◆ **CHALLENGE**
Comb through the entries for "chart" and pull out each line that holds it.

◆ **DATA TO USE**

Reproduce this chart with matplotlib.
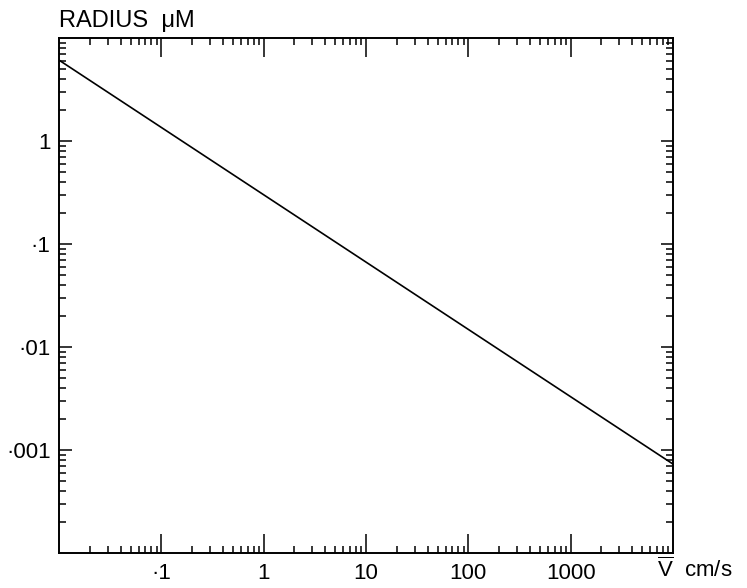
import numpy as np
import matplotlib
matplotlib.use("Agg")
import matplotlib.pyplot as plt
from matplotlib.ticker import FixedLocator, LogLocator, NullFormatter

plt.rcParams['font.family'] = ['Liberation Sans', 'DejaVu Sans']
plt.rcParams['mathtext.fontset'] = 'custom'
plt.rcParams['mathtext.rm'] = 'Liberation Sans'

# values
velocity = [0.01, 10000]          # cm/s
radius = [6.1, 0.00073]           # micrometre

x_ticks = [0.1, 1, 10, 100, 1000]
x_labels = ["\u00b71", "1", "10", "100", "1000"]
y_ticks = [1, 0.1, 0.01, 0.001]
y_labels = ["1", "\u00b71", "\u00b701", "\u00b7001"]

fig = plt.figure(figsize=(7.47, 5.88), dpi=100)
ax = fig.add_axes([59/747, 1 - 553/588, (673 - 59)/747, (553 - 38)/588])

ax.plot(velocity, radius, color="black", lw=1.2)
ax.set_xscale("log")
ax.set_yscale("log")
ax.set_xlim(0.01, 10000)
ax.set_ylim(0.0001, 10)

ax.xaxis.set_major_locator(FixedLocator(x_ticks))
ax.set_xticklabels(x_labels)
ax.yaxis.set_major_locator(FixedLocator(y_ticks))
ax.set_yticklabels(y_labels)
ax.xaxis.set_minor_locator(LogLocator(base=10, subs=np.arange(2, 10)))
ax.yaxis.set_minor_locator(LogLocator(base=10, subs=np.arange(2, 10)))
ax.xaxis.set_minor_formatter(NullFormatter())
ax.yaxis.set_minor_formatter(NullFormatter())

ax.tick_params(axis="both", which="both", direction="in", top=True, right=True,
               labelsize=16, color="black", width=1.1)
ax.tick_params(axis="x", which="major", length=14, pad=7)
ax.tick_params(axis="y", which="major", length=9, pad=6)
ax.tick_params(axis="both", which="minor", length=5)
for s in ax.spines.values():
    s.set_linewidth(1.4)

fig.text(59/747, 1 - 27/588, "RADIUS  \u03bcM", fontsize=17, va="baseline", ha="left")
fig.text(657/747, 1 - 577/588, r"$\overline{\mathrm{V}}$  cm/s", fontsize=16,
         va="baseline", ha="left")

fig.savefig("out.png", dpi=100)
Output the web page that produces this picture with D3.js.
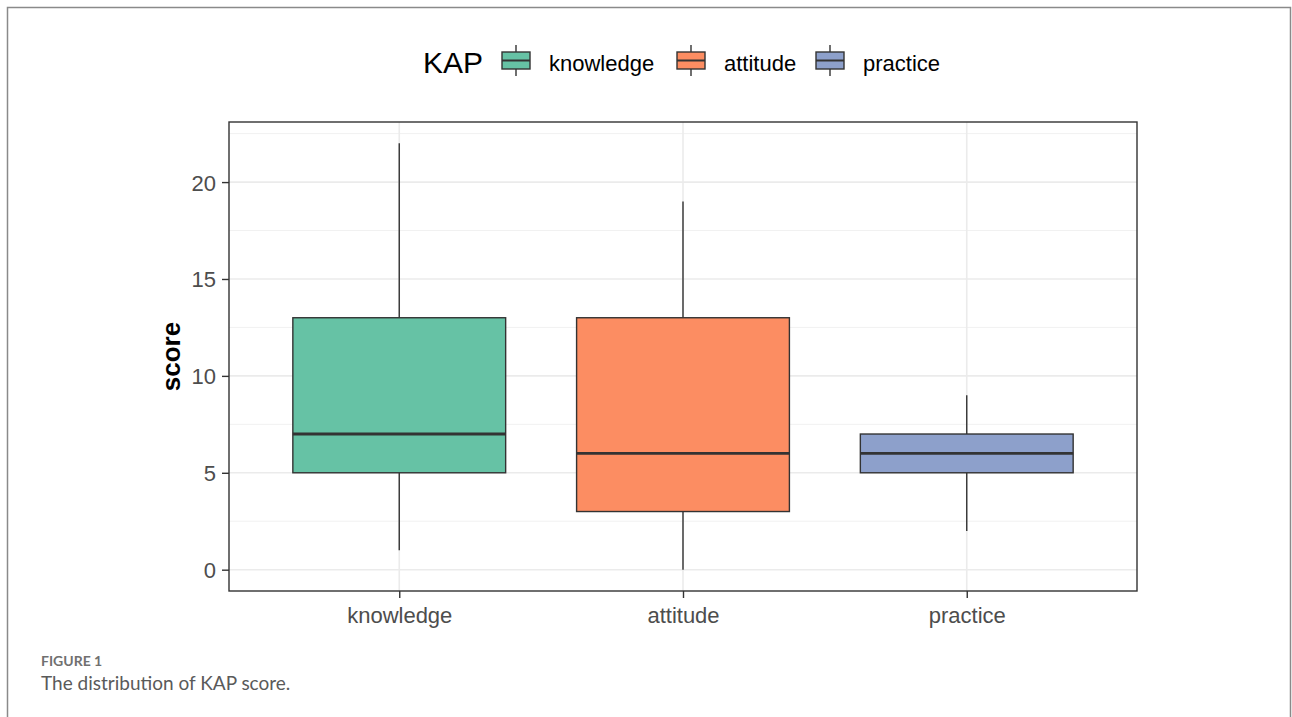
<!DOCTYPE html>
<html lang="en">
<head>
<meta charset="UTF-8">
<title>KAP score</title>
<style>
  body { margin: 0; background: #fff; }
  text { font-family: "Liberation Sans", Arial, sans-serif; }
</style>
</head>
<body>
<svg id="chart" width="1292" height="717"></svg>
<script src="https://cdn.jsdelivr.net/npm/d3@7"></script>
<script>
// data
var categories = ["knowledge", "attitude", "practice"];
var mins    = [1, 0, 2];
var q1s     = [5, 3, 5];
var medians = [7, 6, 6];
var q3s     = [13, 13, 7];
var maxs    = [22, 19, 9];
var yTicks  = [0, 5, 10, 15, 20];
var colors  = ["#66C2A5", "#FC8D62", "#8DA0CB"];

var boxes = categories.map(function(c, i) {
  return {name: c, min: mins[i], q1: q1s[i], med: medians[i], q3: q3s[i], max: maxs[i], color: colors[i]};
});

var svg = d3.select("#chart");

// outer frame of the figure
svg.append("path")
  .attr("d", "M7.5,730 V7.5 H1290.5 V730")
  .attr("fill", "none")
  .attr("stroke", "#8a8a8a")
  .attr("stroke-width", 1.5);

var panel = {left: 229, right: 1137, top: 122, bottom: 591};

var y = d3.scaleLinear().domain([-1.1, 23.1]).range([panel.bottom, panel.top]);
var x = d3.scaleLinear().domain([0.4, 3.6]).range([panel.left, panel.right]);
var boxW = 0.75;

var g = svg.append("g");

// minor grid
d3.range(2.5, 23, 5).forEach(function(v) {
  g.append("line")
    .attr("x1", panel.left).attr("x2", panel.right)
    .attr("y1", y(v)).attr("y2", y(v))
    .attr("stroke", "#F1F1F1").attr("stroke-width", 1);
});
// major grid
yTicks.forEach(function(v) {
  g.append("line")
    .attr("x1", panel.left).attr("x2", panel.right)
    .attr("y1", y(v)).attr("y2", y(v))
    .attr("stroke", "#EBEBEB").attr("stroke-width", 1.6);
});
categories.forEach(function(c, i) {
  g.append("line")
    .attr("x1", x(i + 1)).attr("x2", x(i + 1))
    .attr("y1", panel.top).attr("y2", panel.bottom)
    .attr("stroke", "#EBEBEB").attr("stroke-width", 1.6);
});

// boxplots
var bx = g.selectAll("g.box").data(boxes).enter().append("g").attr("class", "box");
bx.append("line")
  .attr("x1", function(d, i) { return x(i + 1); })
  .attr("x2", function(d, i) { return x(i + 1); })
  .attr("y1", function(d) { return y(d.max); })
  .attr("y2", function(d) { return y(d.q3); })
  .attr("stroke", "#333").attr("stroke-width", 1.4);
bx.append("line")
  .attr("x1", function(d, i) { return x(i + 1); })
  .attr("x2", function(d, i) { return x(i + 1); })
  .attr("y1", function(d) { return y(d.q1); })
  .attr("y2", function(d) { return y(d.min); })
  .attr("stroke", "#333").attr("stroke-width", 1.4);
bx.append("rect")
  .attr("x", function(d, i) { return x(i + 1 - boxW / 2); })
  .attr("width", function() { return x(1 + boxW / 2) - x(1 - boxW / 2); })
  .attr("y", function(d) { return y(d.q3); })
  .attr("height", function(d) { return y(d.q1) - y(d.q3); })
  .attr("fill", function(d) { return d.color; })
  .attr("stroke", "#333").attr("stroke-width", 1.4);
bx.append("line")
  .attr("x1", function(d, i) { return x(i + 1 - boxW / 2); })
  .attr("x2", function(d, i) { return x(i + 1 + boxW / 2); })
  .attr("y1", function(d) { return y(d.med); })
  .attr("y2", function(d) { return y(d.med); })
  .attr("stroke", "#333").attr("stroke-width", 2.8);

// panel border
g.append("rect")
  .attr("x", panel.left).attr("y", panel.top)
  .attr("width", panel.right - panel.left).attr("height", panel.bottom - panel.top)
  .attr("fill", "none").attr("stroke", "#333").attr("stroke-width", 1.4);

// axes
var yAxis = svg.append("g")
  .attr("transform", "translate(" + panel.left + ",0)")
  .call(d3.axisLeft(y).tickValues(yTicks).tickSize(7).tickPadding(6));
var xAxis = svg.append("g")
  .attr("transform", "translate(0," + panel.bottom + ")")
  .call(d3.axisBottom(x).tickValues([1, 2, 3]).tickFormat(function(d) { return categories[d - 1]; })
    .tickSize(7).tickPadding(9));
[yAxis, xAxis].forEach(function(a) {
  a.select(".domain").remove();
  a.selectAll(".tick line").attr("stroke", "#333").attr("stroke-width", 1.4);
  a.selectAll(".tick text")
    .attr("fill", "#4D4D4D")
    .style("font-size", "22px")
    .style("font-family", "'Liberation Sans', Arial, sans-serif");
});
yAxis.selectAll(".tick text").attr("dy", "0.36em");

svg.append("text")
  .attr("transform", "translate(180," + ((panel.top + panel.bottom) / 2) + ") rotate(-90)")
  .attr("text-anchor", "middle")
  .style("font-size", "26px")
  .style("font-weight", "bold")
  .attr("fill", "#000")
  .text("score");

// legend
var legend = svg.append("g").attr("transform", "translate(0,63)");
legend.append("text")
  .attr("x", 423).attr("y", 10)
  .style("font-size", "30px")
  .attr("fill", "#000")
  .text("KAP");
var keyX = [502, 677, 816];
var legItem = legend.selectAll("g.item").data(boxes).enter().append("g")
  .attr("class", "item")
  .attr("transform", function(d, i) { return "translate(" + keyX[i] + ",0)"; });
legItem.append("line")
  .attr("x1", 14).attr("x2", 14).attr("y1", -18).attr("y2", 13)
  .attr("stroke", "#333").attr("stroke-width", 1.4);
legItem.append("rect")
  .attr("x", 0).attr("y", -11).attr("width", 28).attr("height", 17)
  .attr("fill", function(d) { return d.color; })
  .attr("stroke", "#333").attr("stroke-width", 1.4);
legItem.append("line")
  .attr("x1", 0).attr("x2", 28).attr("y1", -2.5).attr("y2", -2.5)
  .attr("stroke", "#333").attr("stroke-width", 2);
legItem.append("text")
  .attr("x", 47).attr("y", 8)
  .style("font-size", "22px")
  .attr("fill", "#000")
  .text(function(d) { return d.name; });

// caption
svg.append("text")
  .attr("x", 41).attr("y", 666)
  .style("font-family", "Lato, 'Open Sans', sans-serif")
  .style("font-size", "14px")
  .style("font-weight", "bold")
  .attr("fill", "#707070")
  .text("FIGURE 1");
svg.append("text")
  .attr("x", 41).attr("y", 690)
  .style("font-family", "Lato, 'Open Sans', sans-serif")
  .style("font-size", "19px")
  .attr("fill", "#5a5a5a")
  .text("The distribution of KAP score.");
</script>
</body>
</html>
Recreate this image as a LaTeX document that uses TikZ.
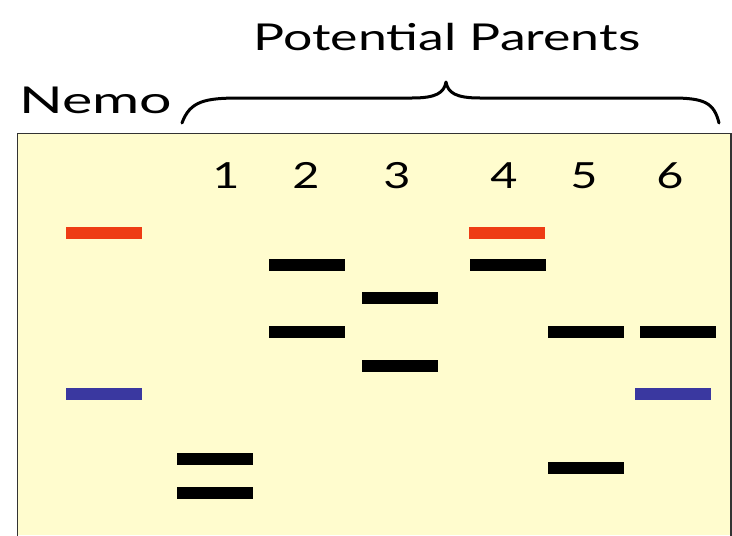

◆ **WRITTEN ANSWER**
Reproduce this chart with matplotlib.
<svg id="chart" width="1292" height="717"></svg>
var svg = d3.select("#chart");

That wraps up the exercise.